■ EXERCISE REQUIREMENTS ■
Images are not part of the copy; write out the rest of the data exactly as given.

■ SUPPLIED DATA ■
--------------------------------

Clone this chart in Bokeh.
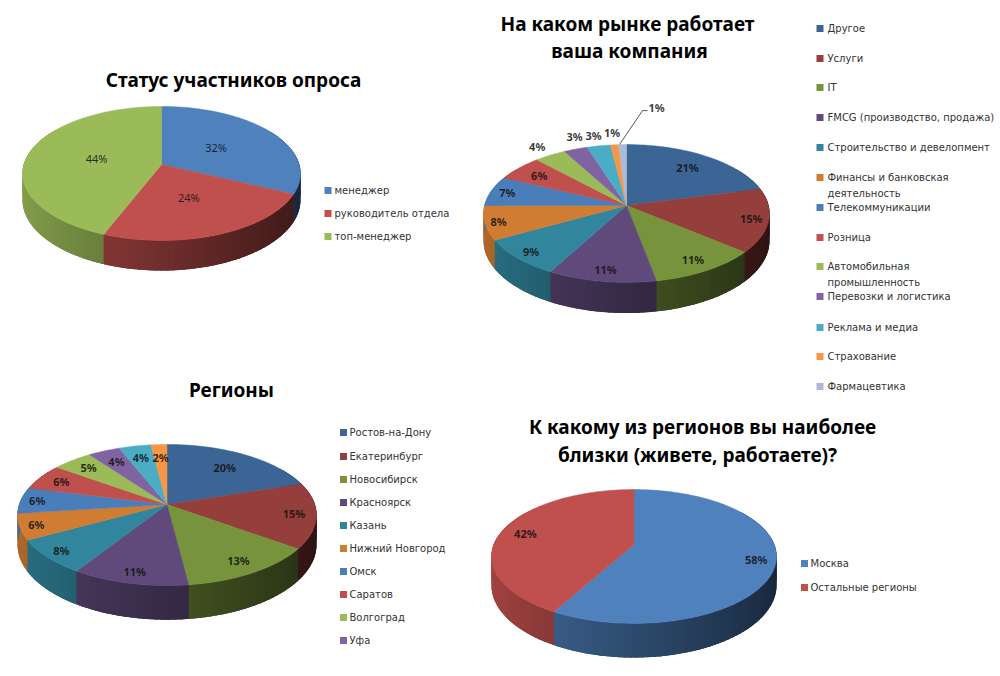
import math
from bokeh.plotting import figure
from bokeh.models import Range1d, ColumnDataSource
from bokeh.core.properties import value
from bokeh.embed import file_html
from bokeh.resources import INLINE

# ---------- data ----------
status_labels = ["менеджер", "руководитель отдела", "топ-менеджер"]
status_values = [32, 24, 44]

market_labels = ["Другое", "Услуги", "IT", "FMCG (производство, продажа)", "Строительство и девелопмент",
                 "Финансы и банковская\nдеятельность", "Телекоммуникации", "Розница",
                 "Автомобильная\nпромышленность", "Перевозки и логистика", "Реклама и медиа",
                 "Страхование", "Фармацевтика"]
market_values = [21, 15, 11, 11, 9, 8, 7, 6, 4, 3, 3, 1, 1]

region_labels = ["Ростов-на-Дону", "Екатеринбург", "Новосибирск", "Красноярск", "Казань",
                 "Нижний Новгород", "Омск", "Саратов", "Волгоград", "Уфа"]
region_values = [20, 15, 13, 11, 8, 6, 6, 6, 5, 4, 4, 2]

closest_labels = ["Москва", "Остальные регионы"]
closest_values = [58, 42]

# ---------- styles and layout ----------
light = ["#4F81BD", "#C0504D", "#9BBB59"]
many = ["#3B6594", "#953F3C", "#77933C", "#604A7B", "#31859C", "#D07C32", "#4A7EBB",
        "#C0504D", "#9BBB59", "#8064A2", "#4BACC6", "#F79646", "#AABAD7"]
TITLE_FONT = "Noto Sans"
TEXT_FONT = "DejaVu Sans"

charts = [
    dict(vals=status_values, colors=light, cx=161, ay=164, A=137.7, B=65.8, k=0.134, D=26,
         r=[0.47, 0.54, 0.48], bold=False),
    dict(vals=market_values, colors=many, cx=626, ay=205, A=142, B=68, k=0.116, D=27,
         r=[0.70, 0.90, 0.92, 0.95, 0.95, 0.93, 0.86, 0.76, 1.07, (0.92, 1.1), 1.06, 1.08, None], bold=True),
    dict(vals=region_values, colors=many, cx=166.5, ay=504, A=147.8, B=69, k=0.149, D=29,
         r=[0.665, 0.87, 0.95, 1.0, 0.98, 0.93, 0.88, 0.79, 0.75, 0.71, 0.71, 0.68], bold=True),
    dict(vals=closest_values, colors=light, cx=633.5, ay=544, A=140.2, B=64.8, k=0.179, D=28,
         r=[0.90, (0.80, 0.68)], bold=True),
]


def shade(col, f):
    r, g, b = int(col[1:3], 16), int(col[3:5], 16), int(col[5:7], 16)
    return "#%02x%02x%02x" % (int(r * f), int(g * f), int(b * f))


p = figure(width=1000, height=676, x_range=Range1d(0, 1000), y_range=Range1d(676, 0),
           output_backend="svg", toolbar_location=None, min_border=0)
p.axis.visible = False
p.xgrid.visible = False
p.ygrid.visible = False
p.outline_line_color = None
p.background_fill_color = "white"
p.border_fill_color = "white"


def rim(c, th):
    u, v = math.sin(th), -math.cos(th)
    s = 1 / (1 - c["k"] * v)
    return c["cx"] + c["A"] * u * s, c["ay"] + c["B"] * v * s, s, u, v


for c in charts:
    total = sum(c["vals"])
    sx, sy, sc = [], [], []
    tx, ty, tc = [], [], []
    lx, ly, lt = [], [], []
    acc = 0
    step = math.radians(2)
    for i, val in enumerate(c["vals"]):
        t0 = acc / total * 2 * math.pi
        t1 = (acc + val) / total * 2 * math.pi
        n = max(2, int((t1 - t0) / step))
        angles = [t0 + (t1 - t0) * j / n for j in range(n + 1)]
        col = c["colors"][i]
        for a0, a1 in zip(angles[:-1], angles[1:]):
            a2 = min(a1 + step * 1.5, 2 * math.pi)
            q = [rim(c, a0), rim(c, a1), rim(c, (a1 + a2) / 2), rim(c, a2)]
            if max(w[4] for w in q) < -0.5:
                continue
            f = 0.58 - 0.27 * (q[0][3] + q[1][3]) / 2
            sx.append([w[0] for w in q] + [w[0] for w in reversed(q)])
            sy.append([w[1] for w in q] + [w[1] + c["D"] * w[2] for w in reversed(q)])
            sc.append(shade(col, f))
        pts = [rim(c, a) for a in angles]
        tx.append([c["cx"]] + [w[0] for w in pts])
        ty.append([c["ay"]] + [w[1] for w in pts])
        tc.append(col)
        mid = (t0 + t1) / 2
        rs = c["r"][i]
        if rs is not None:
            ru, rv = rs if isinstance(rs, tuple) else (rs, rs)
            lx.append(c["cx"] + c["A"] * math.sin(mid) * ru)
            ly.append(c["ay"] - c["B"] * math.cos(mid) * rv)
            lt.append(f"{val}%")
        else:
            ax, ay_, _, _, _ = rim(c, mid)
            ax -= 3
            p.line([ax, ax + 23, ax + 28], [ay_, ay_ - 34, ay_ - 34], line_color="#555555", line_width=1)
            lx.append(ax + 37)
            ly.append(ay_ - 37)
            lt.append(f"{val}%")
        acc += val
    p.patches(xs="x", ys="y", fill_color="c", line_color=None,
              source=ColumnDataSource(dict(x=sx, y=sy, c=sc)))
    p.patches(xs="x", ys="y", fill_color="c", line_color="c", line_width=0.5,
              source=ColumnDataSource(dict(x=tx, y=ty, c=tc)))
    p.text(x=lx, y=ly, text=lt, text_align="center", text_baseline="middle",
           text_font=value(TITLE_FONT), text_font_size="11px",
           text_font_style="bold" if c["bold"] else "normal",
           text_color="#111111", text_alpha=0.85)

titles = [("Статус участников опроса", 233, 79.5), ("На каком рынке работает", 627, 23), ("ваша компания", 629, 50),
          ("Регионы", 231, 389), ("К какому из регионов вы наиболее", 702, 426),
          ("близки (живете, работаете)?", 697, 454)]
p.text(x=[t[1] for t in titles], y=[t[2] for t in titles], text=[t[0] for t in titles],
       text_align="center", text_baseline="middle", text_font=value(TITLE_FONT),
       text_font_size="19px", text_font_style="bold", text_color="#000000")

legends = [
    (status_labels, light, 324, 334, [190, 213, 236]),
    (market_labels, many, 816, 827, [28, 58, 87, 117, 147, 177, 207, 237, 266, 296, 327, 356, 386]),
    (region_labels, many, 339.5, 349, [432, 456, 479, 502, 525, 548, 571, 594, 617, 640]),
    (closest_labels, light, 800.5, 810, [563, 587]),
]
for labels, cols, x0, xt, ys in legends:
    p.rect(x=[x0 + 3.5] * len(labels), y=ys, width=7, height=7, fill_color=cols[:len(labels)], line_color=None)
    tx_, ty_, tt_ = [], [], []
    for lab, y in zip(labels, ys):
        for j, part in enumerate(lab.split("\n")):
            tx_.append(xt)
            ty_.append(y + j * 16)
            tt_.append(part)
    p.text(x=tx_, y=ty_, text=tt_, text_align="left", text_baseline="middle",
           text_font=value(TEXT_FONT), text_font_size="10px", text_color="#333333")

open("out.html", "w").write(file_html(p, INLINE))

--------------------------------

■ RESPONSE TO THIS EXERCISE ■
Clone this chart in Bokeh.
import math
from bokeh.plotting import figure
from bokeh.models import Range1d, ColumnDataSource
from bokeh.core.properties import value
from bokeh.embed import file_html
from bokeh.resources import INLINE

# ---------- data ----------
status_labels = ["менеджер", "руководитель отдела", "топ-менеджер"]
status_values = [32, 24, 44]

market_labels = ["Другое", "Услуги", "IT", "FMCG (производство, продажа)", "Строительство и девелопмент",
                 "Финансы и банковская\nдеятельность", "Телекоммуникации", "Розница",
                 "Автомобильная\nпромышленность", "Перевозки и логистика", "Реклама и медиа",
                 "Страхование", "Фармацевтика"]
market_values = [21, 15, 11, 11, 9, 8, 7, 6, 4, 3, 3, 1, 1]

region_labels = ["Ростов-на-Дону", "Екатеринбург", "Новосибирск", "Красноярск", "Казань",
                 "Нижний Новгород", "Омск", "Саратов", "Волгоград", "Уфа"]
region_values = [20, 15, 13, 11, 8, 6, 6, 6, 5, 4, 4, 2]

closest_labels = ["Москва", "Остальные регионы"]
closest_values = [58, 42]

# ---------- styles and layout ----------
light = ["#4F81BD", "#C0504D", "#9BBB59"]
many = ["#3B6594", "#953F3C", "#77933C", "#604A7B", "#31859C", "#D07C32", "#4A7EBB",
        "#C0504D", "#9BBB59", "#8064A2", "#4BACC6", "#F79646", "#AABAD7"]
TITLE_FONT = "Noto Sans"
TEXT_FONT = "DejaVu Sans"

charts = [
    dict(vals=status_values, colors=light, cx=161, ay=164, A=137.7, B=65.8, k=0.134, D=26,
         r=[0.47, 0.54, 0.48], bold=False),
    dict(vals=market_values, colors=many, cx=626, ay=205, A=142, B=68, k=0.116, D=27,
         r=[0.70, 0.90, 0.92, 0.95, 0.95, 0.93, 0.86, 0.76, 1.07, (0.92, 1.1), 1.06, 1.08, None], bold=True),
    dict(vals=region_values, colors=many, cx=166.5, ay=504, A=147.8, B=69, k=0.149, D=29,
         r=[0.665, 0.87, 0.95, 1.0, 0.98, 0.93, 0.88, 0.79, 0.75, 0.71, 0.71, 0.68], bold=True),
    dict(vals=closest_values, colors=light, cx=633.5, ay=544, A=140.2, B=64.8, k=0.179, D=28,
         r=[0.90, (0.80, 0.68)], bold=True),
]


def shade(col, f):
    r, g, b = int(col[1:3], 16), int(col[3:5], 16), int(col[5:7], 16)
    return "#%02x%02x%02x" % (int(r * f), int(g * f), int(b * f))


p = figure(width=1000, height=676, x_range=Range1d(0, 1000), y_range=Range1d(676, 0),
           output_backend="svg", toolbar_location=None, min_border=0)
p.axis.visible = False
p.xgrid.visible = False
p.ygrid.visible = False
p.outline_line_color = None
p.background_fill_color = "white"
p.border_fill_color = "white"


def rim(c, th):
    u, v = math.sin(th), -math.cos(th)
    s = 1 / (1 - c["k"] * v)
    return c["cx"] + c["A"] * u * s, c["ay"] + c["B"] * v * s, s, u, v


for c in charts:
    total = sum(c["vals"])
    sx, sy, sc = [], [], []
    tx, ty, tc = [], [], []
    lx, ly, lt = [], [], []
    acc = 0
    step = math.radians(2)
    for i, val in enumerate(c["vals"]):
        t0 = acc / total * 2 * math.pi
        t1 = (acc + val) / total * 2 * math.pi
        n = max(2, int((t1 - t0) / step))
        angles = [t0 + (t1 - t0) * j / n for j in range(n + 1)]
        col = c["colors"][i]
        for a0, a1 in zip(angles[:-1], angles[1:]):
            a2 = min(a1 + step * 1.5, 2 * math.pi)
            q = [rim(c, a0), rim(c, a1), rim(c, (a1 + a2) / 2), rim(c, a2)]
            if max(w[4] for w in q) < -0.5:
                continue
            f = 0.58 - 0.27 * (q[0][3] + q[1][3]) / 2
            sx.append([w[0] for w in q] + [w[0] for w in reversed(q)])
            sy.append([w[1] for w in q] + [w[1] + c["D"] * w[2] for w in reversed(q)])
            sc.append(shade(col, f))
        pts = [rim(c, a) for a in angles]
        tx.append([c["cx"]] + [w[0] for w in pts])
        ty.append([c["ay"]] + [w[1] for w in pts])
        tc.append(col)
        mid = (t0 + t1) / 2
        rs = c["r"][i]
        if rs is not None:
            ru, rv = rs if isinstance(rs, tuple) else (rs, rs)
            lx.append(c["cx"] + c["A"] * math.sin(mid) * ru)
            ly.append(c["ay"] - c["B"] * math.cos(mid) * rv)
            lt.append(f"{val}%")
        else:
            ax, ay_, _, _, _ = rim(c, mid)
            ax -= 3
            p.line([ax, ax + 23, ax + 28], [ay_, ay_ - 34, ay_ - 34], line_color="#555555", line_width=1)
            lx.append(ax + 37)
            ly.append(ay_ - 37)
            lt.append(f"{val}%")
        acc += val
    p.patches(xs="x", ys="y", fill_color="c", line_color=None,
              source=ColumnDataSource(dict(x=sx, y=sy, c=sc)))
    p.patches(xs="x", ys="y", fill_color="c", line_color="c", line_width=0.5,
              source=ColumnDataSource(dict(x=tx, y=ty, c=tc)))
    p.text(x=lx, y=ly, text=lt, text_align="center", text_baseline="middle",
           text_font=value(TITLE_FONT), text_font_size="11px",
           text_font_style="bold" if c["bold"] else "normal",
           text_color="#111111", text_alpha=0.85)

titles = [("Статус участников опроса", 233, 79.5), ("На каком рынке работает", 627, 23), ("ваша компания", 629, 50),
          ("Регионы", 231, 389), ("К какому из регионов вы наиболее", 702, 426),
          ("близки (живете, работаете)?", 697, 454)]
p.text(x=[t[1] for t in titles], y=[t[2] for t in titles], text=[t[0] for t in titles],
       text_align="center", text_baseline="middle", text_font=value(TITLE_FONT),
       text_font_size="19px", text_font_style="bold", text_color="#000000")

legends = [
    (status_labels, light, 324, 334, [190, 213, 236]),
    (market_labels, many, 816, 827, [28, 58, 87, 117, 147, 177, 207, 237, 266, 296, 327, 356, 386]),
    (region_labels, many, 339.5, 349, [432, 456, 479, 502, 525, 548, 571, 594, 617, 640]),
    (closest_labels, light, 800.5, 810, [563, 587]),
]
for labels, cols, x0, xt, ys in legends:
    p.rect(x=[x0 + 3.5] * len(labels), y=ys, width=7, height=7, fill_color=cols[:len(labels)], line_color=None)
    tx_, ty_, tt_ = [], [], []
    for lab, y in zip(labels, ys):
        for j, part in enumerate(lab.split("\n")):
            tx_.append(xt)
            ty_.append(y + j * 16)
            tt_.append(part)
    p.text(x=tx_, y=ty_, text=tt_, text_align="left", text_baseline="middle",
           text_font=value(TEXT_FONT), text_font_size="10px", text_color="#333333")

open("out.html", "w").write(file_html(p, INLINE))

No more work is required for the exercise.